The tax cut debate, as expected, has led to an absolutely mountain of manure designed to mislead about who is going to benefit. Data on personal incomes out this week from the ABS drawing on the 2015-16 ATO tax statistics once again how delivers a nice shot of reality to the debate. The biggest beneficiaries of the tax cuts are high income earners, with median incomes earners – especially women – largely ignored.
The government would have you believe the main beneficiaries of the tax cuts are true blue, dinky-die, aspirational Aussie battlers, while the opposition would have you think it is merchant bankers from Vaucluse.
As I have previously related, certainly merchant bankers and their ilk are the ones who are going to benefit the most. While stage one of the tax cuts – lifting the low-income tax offset – benefits low and median income earners, stages two and especially three are focused mainly on benefitting those who earn more than $90,000 and even more so, those who earn more than $120,000.
The government has now sought to encompass those within that income as those who will earn more than $90,000 by July 2024 with the proposal to axe the second highest tax bracket, which is proposed to start at that level of income.
Using this measure allows the government to talk about people earning $75,000, because if we use the government’s (ludicrous) projections of wages growing by 3.5% after 2020-21, by 2024 such people will be earning more than $90,000.

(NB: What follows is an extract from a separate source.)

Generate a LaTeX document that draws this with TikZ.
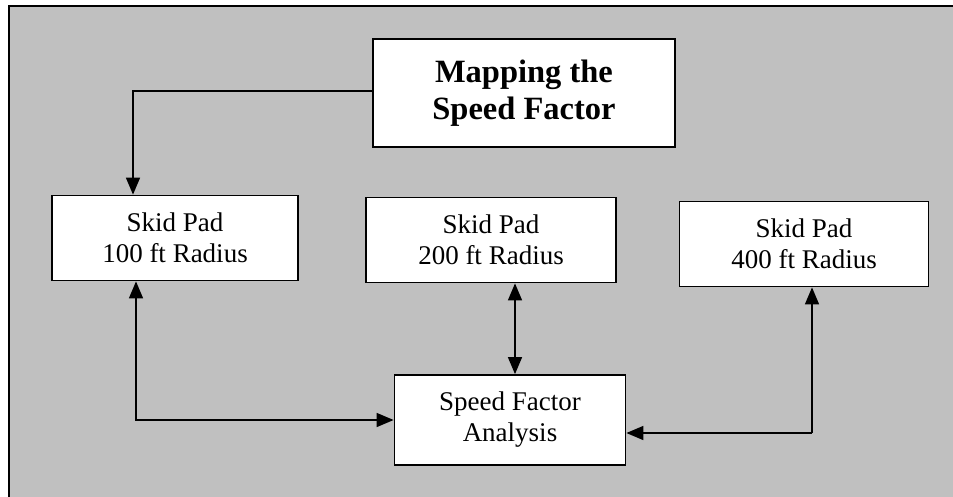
\documentclass[tikz,border=0pt]{standalone}
\usepackage{fontspec}
\setmainfont{Liberation Serif}
\usetikzlibrary{arrows.meta}
\definecolor{panel}{RGB}{192,192,192}
\tikzset{
    pad/.style={draw, fill=white, line width=1.8pt, align=center,
        font=\fontsize{27}{31}\selectfont, inner sep=0pt},
    tip/.tip={Triangle[length=17pt,width=14pt]},
    link/.style={line width=1.5pt, -tip},
    both/.style={line width=1.5pt, tip-tip}
}
\begin{document}
\begin{tikzpicture}[x=1pt, y=-1pt]
    \useasboundingbox (0,0) rectangle (953,496);
    % Background panel
    \fill[white] (0,0) rectangle (953,496);
    \fill[panel] (9,6) rectangle (960,500);
    \draw[line width=2pt] (9,505) |- (960,6);

    % Boxes
    \node[pad, font=\bfseries\fontsize{32.5}{37}\selectfont,
        minimum width=302pt, minimum height=108pt] (title) at (524,93)
        {Mapping the\\Speed Factor};
    \node[pad, minimum width=246pt, minimum height=85pt] (pad1) at (175,238)
        {Skid Pad\\100 ft Radius};
    \node[pad, minimum width=250pt, minimum height=85pt] (pad2) at (491,240)
        {Skid Pad\\200 ft Radius};
    \node[pad, minimum width=249pt, minimum height=85pt] (pad4) at (804,244)
        {Skid Pad\\400 ft Radius};
    \node[pad, minimum width=231pt, minimum height=90pt] (sfa) at (510,420)
        {Speed Factor\\Analysis};

    % Arrows
    \coordinate (c1) at (133,91);
    \coordinate (c2) at (515,0);
    \coordinate (c4) at (812,433);
    \draw[link] (title.west |- c1) -| (pad1.north -| c1);
    \draw[both] ([xshift=-39pt]pad1.south) |- (sfa.west);
    \draw[both] (pad2.south -| c2) -- (sfa.north -| c2);
    \draw[link] (c4) -- (sfa.east |- c4);
    \draw[link] (c4) -- (pad4.south -| c4);
\end{tikzpicture}
\end{document}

Now certainly someone on $75,000 sounds more “average”, and indeed it is lower than the average annual full-time earnings of $81,531 (though still above the average full-time earnings for women of $73,268). But it remains 21% higher than the average annual earnings for all workers of $61,968.
But where does it sit in relation to most workers? For that we need to look at the median income, and here the data out from the ABS this week gives us some insight.
Using the latest ATO tax statistics the ABS concludes that the median income for employees in 2015-16 was $51,319, with the median for men at $60,999 and for women at $51,319:
No state or metropolitan area reaches the $75,000 median income – the ACT and greater Darwin have the highest and the non-Adelaide parts of South Australia have the lowest median of $41,778:
That’s not to say some areas don’t have a median income above $75,000.
Out of nearly 2,200 suburbs with more than 500 residents, a total of 20 had median incomes higher than $75,000.
The good news is the data suggests there is no correlation between wealthy areas and more inequality – if anything, the more wealthier a suburb, the lower the inequality (although the relationship is very weak):
Interestingly the growth in income over the five years to 2015-16 is very clearly weighted towards older groups.
When we break the data down by occupation again we find two groups who can proudly be part of the $75,000 and above median income group – male managers, and male professionals:
And when we break down the occupations by age we see that once again it is a pretty niche group who can claim that $75,000 is median income – managers and professionals aged 35-64:
And it is within this grouping that comes one of the more bizarre examples being used this week to advocate the tax cuts – that of school principals.
During Monday’s question time, in response to jibes about the tax cuts benefitting “bankers from Vaucluse” the prime minister responded that “there will be many, many occupations – school principals or police superintendents, which are not normally regarded as being part of the millionaire, banker class of Vaucluse – that will be earning an income that gets up towards that $200,000 mark”.
Now the school principal is an odd occupation to pick as being somehow representative of ordinary Australians.
They are not even representative of those who work in schools – making up only around 3.5% of all teachers in primary and secondary schools.
And they earn a hell of a lot of money compared to the rest.
The average income in 2015-16 of a school principal was $115,066 compared to $72,398 for secondary school teachers and $64,559 for primary school once, and they are also incidentally more likely to be claiming a franked dividend and negative gearing a property:
By Tuesday the prime minister had made it more specific. In boasting about his plan to lift the highest tax bracket from $180,000 to $200,000 and abolishing the second highest tax bracket completely, he cited a school principal in Tasmania.
Tasmanian principals in 2015-16 had a median taxable income of $108,982, which would have them earning more than 85% of Australians. Hardly the type lacking for aspiration I would suggest.
But even this principal is not going to be worrying about the $180,000 anytime soon, let alone as Malcolm Turnbull suggested “earning an income that gets up towards that $200,000 mark.”
They will only reach the $180,000 mark (using again the government’s own ludicrous predictions for wages growth) in 2031-32.
So why not use the example of a Tasmanian school teacher? After all, with a median income of $65,548 they are a bit above average, but not too much.
Well, they only get to $120,000 in 2034-35 and to the magical $180,000 in 2046-47. By which time I suspect they might be somewhat drained of their aspiration:
All the data, whether using census figures or taxation statistics, makes it clear who will benefit from the second and third stages of the government’s tax cuts – it is people earning well above average and median incomes, and no amount of misdirection by the prime minister or treasurer can hide that fact.